Bio/Description

A pioneer in the development of the Internet in Brazil, Tarouco educated a generation of engineers and network specialists across that country, South America, Europe, and Africa. She authored the first book on computer networks published in Brazil, the 1977 textbook Redes de Comunicacao de Dados (Data Communications Networks), which became a core text in university computing programs throughout the country. A second text followed in 1986.

Beginning her network research in the 1970s as a professor at the Federal University of Rio Grande do Sul, Tarouco applied her expertise to build the Rede Sul de Teleprocessamento, the first initiative for interconnecting Brazilian universities. Though the project never received the funding it needed, it served as a model for networks to come.
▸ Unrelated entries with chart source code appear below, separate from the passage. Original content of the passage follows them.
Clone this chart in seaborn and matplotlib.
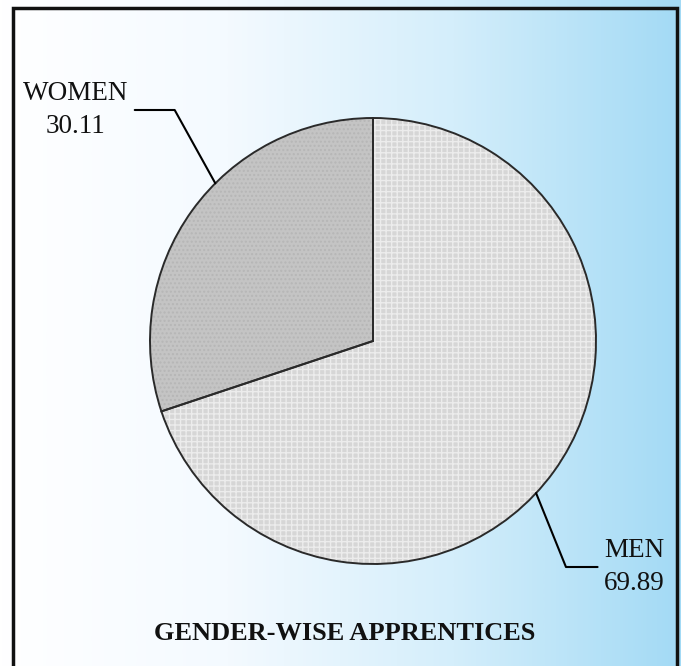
import numpy as np
import matplotlib
matplotlib.use("Agg")
import matplotlib.pyplot as plt
from matplotlib.colors import LinearSegmentedColormap
from matplotlib.patches import Rectangle
import seaborn as sns

# data
labels = ["WOMEN", "MEN"]
values = [30.11, 69.89]
slice_colors = ["#c4c4c4", "#d6d6d6"]
slice_hatches = ["....", "+++"]
hatch_colors = ["#b6b6b6", "#ececec"]
title = "GENDER-WISE APPRENTICES"

sns.set_theme(style="white")
plt.rcParams["font.family"] = ["Liberation Serif", "DejaVu Serif"]
plt.rcParams["hatch.linewidth"] = 1.0

W, H, DPI = 681, 666, 100
R_PX = 223.0          # pie radius in pixels
CX, CY = 373.0, 341.0  # pie centre (px from left / top)

fig = plt.figure(figsize=(W / DPI, H / DPI), dpi=DPI)
ax = fig.add_axes([0, 0, 1, 1])
x0, x1 = -CX / R_PX, (W - CX) / R_PX
y0, y1 = -(H - CY) / R_PX, CY / R_PX

# background: white -> light blue, left to right
grad_cmap = LinearSegmentedColormap.from_list(
    "bg", ["#ffffff", "#f4faff", "#d4eefb", "#a3daf5"], N=256)
grad = np.linspace(0, 1, 512).reshape(1, -1)
ax.imshow(grad, cmap=grad_cmap, extent=[x0, x1, y0, y1], aspect="auto", zorder=0)

# textured fill first, outlines on top
wedges, _ = ax.pie(values, colors=slice_colors, startangle=90, counterclock=True,
                   radius=1, wedgeprops=dict(linewidth=0))
for w, h, hc in zip(wedges, slice_hatches, hatch_colors):
    w.set_edgecolor(hc)
    w.set_hatch(h)
    w.set_linewidth(0)
    w.set_zorder(2)
outline, _ = ax.pie(values, startangle=90, counterclock=True, radius=1,
                    wedgeprops=dict(fill=False, edgecolor="#2a2a2a", linewidth=1.4))
for w in outline:
    w.set_zorder(3)

ax.set_xlim(x0, x1)
ax.set_ylim(y0, y1)
ax.set_aspect("auto")
ax.axis("off")

# leader-line labels
label_angles = [135, -43]
text_pos = [((76 - CX) / R_PX, (CY - 110) / R_PX),
            ((634 - CX) / R_PX, (CY - 567) / R_PX)]
leader_angle = [119, 112]
for lab, val, ang, tp, la in zip(labels, values, label_angles, text_pos, leader_angle):
    t = np.deg2rad(ang)
    ax.annotate(f"{lab}\n{val:.2f}", xy=(np.cos(t), np.sin(t)), xytext=tp,
                ha="center", va="center", fontsize=19.5, color="#111111",
                linespacing=1.4, zorder=4,
                arrowprops=dict(arrowstyle="-", color="black", lw=1.5,
                                shrinkB=0,
                                connectionstyle=f"angle,angleA=0,angleB={la},rad=0"))

ax.text((345 - CX) / R_PX, (CY - 633) / R_PX, title, ha="center", va="center",
        fontsize=19, fontweight="bold", color="#111111", zorder=4)

# frame
fig.patches.append(Rectangle((13 / W, -0.05), (677 - 13) / W, 1.05 - 8 / H,
                             transform=fig.transFigure, fill=False,
                             edgecolor="#111111", linewidth=2.5, zorder=5))

fig.savefig("out.png", dpi=DPI)
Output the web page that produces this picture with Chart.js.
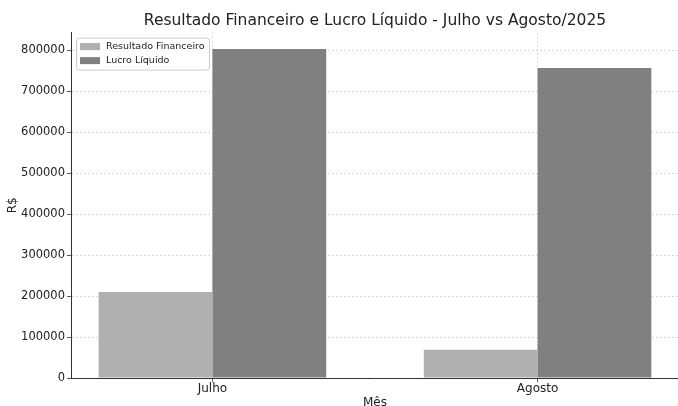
<!DOCTYPE html>
<html lang="pt">
<head>
  <meta charset="UTF-8" />
  <title>Resultado Financeiro e Lucro Líquido</title>
  <script src="https://cdn.jsdelivr.net/npm/chart.js"></script>
  <style>
    html, body {
      margin: 0;
      padding: 0;
      background: #fff;
      overflow: hidden;
    }
    #wrap {
      position: absolute;
      left: 0;
      top: 0;
      width: 750px;
      height: 410px;
    }
  </style>
</head>
<body>
  <div id="wrap">
    <canvas id="chart" width="750" height="410"></canvas>
  </div>
  <script>
    // dados
    const meses = ['Julho', 'Agosto'];
    const resultadoFinanceiro = [210000, 69000];
    const lucroLiquido = [803000, 757000];
    const yTicks = [0, 100000, 200000, 300000, 400000, 500000, 600000, 700000, 800000];

    const font = 'DejaVu Sans';
    const gridColor = '#d0d0d0';
    const axisColor = '#333333';

    // limites como o matplotlib (margem de 5%)
    const yMax = Math.max(...lucroLiquido, ...resultadoFinanceiro) * 1.05;
    const xMin = -0.435, xMax = (meses.length - 1) + 0.435;

    const legendInside = {
      id: 'legendInside',
      afterDatasetsDraw(chart) {
        const ctx = chart.ctx;
        const area = chart.chartArea;
        const x = area.left + 5, y = area.top + 5;
        const w = 133, h = 32;
        ctx.save();
        ctx.fillStyle = 'rgba(255,255,255,0.8)';
        ctx.strokeStyle = '#cccccc';
        ctx.lineWidth = 1;
        ctx.beginPath();
        ctx.roundRect(x + 0.5, y + 0.5, w, h, 3);
        ctx.fill();
        ctx.stroke();
        ctx.font = '9.5px "' + font + '"';
        ctx.textBaseline = 'middle';
        chart.data.datasets.forEach((ds, i) => {
          const cy = y + 9 + i * 14;
          ctx.fillStyle = ds.backgroundColor;
          ctx.fillRect(x + 4, cy - 3.5, 20, 7);
          ctx.fillStyle = '#222222';
          ctx.fillText(ds.label, x + 30, cy);
        });
        ctx.restore();
      }
    };

    const ctx = document.getElementById('chart').getContext('2d');
    new Chart(ctx, {
      type: 'bar',
      data: {
        datasets: [
          {
            label: 'Resultado Financeiro',
            data: resultadoFinanceiro.map((v, i) => ({ x: i, y: v })),
            backgroundColor: '#b0b0b0',
            borderWidth: 0
          },
          {
            label: 'Lucro Líquido',
            data: lucroLiquido.map((v, i) => ({ x: i, y: v })),
            backgroundColor: '#808080',
            borderWidth: 0
          }
        ]
      },
      options: {
        responsive: false,
        animation: false,
        devicePixelRatio: 1,
        barPercentage: 1,
        categoryPercentage: 0.7,
        layout: { padding: 0 },
        plugins: {
          legend: { display: false },
          tooltip: { enabled: false },
          title: {
            display: true,
            text: 'Resultado Financeiro e Lucro Líquido - Julho vs Agosto/2025',
            color: '#222222',
            font: { family: font, size: 15.5, weight: 'normal' },
            padding: { top: 12, bottom: 2 }
          }
        },
        scales: {
          x: {
            type: 'linear',
            offset: false,
            min: xMin,
            max: xMax,
            afterBuildTicks: s => { s.ticks = meses.map((m, i) => ({ value: i })); },
            afterFit: s => { s.height = 32; },
            ticks: {
              callback: v => meses[v],
              color: '#222222',
              font: { family: font, size: 12 },
              padding: 0,
              maxRotation: 0
            },
            grid: {
              offset: false,
              color: gridColor,
              lineWidth: 0.8,
              tickColor: axisColor,
              tickLength: 4,
              tickBorderDash: []
            },
            border: { display: true, color: axisColor, width: 1, dash: [2, 2] },
            title: {
              display: true,
              text: 'Mês',
              color: '#222222',
              font: { family: font, size: 12 },
              padding: { top: 0, bottom: 0 }
            }
          },
          y: {
            min: 0,
            max: yMax,
            afterBuildTicks: s => { s.ticks = yTicks.map(v => ({ value: v })); },
            afterFit: s => { s.width = 71; },
            ticks: {
              callback: v => String(v),
              color: '#222222',
              font: { family: font, size: 11.5 },
              padding: 2
            },
            grid: {
              color: gridColor,
              lineWidth: 0.8,
              tickColor: axisColor,
              tickLength: 4,
              tickBorderDash: []
            },
            border: { display: true, color: axisColor, width: 1, dash: [2, 2] },
            title: {
              display: true,
              text: 'R$',
              color: '#222222',
              font: { family: font, size: 12 },
              padding: { top: 6, bottom: 0 }
            }
          },
          // eixo vazio a direita: so reserva espaco para centrar o titulo
          espaco: {
            type: 'linear',
            position: 'right',
            afterFit: s => { s.width = 71; },
            ticks: { display: false },
            grid: { display: false, drawTicks: false },
            border: { display: false }
          }
        }
      },
      plugins: [legendInside]
    });
  </script>
</body>
</html>
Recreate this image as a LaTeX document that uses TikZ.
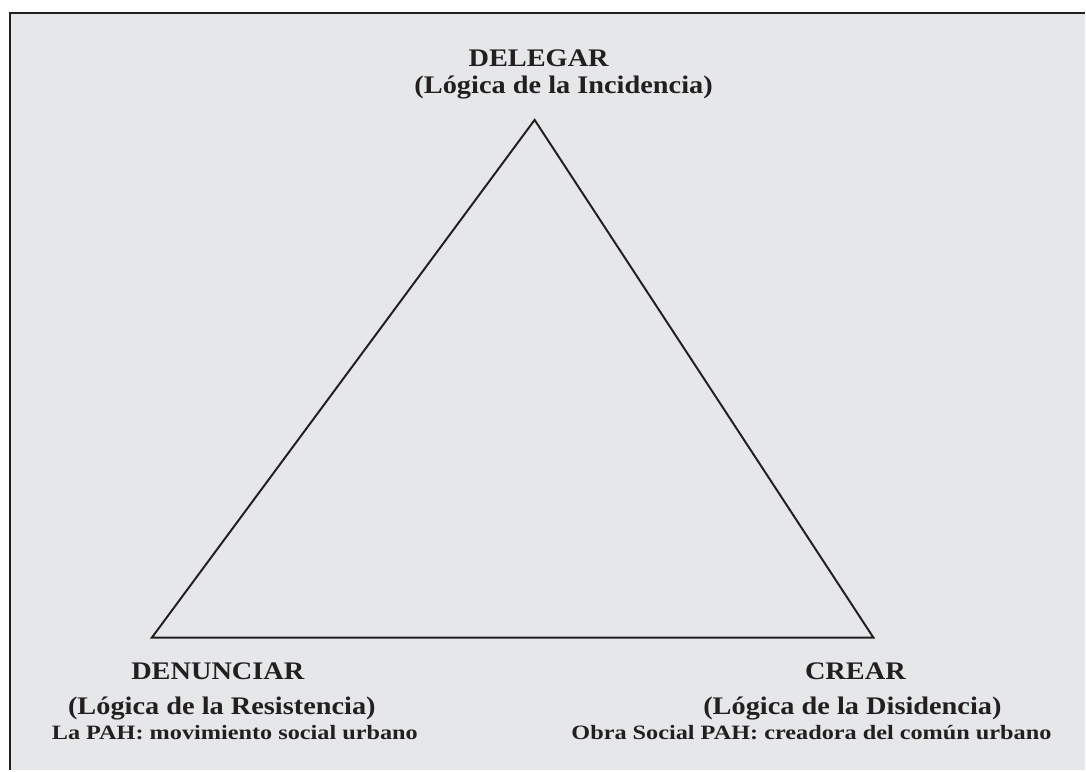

She later helped launch Rede Tchê, contributed to the metropolitan network MetroPOA, and collaborated on the design of the National Research Network, Brazil's first Internet backbone, in 1992.

Throughout her career, Tarouco supervised scores of dissertations and doctoral theses, and developed training programs in networks across Brazil and in Uruguay, Argentina, Peru, Venezuela, Mexico, Portugal, and Mozambique. In the 1990s, she dedicated herself to research on Internet applications for education, expanding the innovative uses of the network for learning. She is considered one of Brazil's leading Internet researchers and teachers, responsible for training and mentoring hundreds of experts in networks and security applications.